>> start

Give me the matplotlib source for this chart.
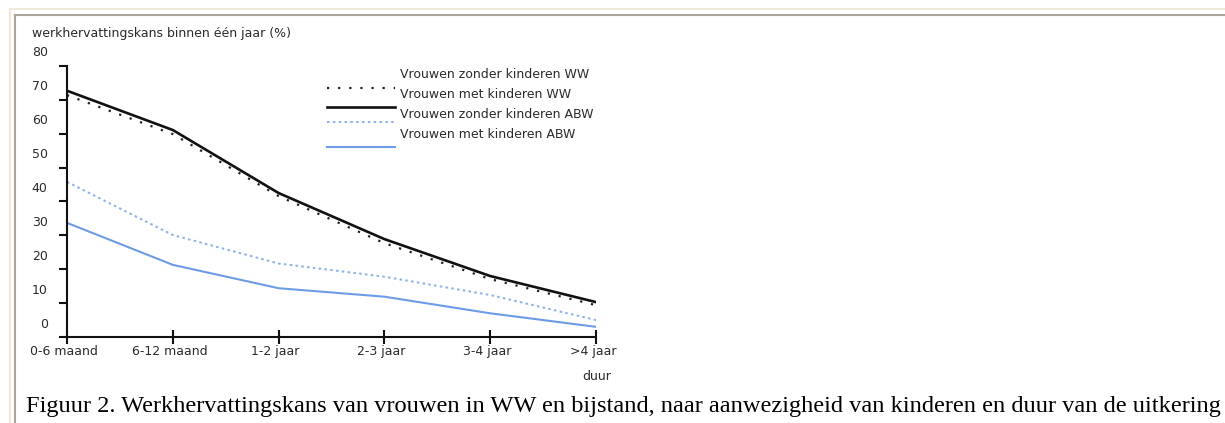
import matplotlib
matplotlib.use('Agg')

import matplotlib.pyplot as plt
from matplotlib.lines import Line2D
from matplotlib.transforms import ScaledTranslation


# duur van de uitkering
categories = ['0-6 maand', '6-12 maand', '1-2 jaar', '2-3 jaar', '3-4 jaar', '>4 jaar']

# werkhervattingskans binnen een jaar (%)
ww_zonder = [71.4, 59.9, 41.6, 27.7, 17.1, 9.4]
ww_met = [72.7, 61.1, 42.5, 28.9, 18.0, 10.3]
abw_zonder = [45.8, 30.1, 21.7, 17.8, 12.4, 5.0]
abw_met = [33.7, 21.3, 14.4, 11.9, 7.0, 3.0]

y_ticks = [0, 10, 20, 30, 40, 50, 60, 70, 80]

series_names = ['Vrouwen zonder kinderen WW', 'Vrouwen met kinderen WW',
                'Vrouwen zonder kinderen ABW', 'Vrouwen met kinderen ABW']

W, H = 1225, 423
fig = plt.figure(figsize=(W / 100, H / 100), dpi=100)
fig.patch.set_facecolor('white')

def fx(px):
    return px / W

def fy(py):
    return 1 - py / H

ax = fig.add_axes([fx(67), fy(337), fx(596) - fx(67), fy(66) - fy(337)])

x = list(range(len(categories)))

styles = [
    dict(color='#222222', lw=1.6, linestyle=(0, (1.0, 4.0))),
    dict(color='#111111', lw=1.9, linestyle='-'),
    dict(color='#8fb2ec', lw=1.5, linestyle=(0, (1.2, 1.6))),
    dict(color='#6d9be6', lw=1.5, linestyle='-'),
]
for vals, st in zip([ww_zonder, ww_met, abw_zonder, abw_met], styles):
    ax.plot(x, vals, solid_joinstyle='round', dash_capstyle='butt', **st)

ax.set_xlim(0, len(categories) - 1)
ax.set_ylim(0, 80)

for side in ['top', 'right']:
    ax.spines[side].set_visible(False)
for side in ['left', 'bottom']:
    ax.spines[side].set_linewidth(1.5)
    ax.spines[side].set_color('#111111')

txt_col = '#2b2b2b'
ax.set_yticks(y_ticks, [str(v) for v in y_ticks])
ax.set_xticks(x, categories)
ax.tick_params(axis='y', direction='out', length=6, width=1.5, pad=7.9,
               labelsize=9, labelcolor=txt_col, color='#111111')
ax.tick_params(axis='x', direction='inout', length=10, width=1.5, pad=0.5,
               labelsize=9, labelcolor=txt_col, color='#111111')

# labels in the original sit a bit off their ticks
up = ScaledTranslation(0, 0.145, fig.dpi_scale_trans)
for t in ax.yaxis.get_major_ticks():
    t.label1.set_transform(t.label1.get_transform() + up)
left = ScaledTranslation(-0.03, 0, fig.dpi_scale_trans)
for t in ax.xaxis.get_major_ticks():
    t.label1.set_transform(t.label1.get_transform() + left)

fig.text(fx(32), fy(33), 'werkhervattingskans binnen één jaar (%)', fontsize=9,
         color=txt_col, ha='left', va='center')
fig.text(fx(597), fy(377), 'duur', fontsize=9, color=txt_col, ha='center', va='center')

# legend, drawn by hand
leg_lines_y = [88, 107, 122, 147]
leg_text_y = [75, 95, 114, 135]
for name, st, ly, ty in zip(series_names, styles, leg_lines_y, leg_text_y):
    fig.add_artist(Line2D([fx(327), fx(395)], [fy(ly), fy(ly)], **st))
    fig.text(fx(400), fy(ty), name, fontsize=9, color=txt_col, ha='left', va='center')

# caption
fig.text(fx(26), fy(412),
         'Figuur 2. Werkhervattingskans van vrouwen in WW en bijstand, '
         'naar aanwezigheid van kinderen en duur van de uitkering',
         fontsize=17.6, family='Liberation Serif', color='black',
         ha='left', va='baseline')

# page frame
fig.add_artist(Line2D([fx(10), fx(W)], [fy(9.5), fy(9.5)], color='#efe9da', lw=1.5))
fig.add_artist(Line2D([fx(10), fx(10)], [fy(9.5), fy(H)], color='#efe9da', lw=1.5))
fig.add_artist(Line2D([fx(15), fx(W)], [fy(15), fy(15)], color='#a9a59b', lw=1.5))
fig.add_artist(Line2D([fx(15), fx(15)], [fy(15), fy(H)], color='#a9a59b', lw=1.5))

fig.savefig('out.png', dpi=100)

>> end

Objective: With all pictures left out, please transcribe exactly the lines from the start of the material through the line with "x = list(range(len(categories)))".

Response for this exercise:
Give me the matplotlib source for this chart.
import matplotlib
matplotlib.use('Agg')

import matplotlib.pyplot as plt
from matplotlib.lines import Line2D
from matplotlib.transforms import ScaledTranslation


# duur van de uitkering
categories = ['0-6 maand', '6-12 maand', '1-2 jaar', '2-3 jaar', '3-4 jaar', '>4 jaar']

# werkhervattingskans binnen een jaar (%)
ww_zonder = [71.4, 59.9, 41.6, 27.7, 17.1, 9.4]
ww_met = [72.7, 61.1, 42.5, 28.9, 18.0, 10.3]
abw_zonder = [45.8, 30.1, 21.7, 17.8, 12.4, 5.0]
abw_met = [33.7, 21.3, 14.4, 11.9, 7.0, 3.0]

y_ticks = [0, 10, 20, 30, 40, 50, 60, 70, 80]

series_names = ['Vrouwen zonder kinderen WW', 'Vrouwen met kinderen WW',
                'Vrouwen zonder kinderen ABW', 'Vrouwen met kinderen ABW']

W, H = 1225, 423
fig = plt.figure(figsize=(W / 100, H / 100), dpi=100)
fig.patch.set_facecolor('white')

def fx(px):
    return px / W

def fy(py):
    return 1 - py / H

ax = fig.add_axes([fx(67), fy(337), fx(596) - fx(67), fy(66) - fy(337)])

x = list(range(len(categories)))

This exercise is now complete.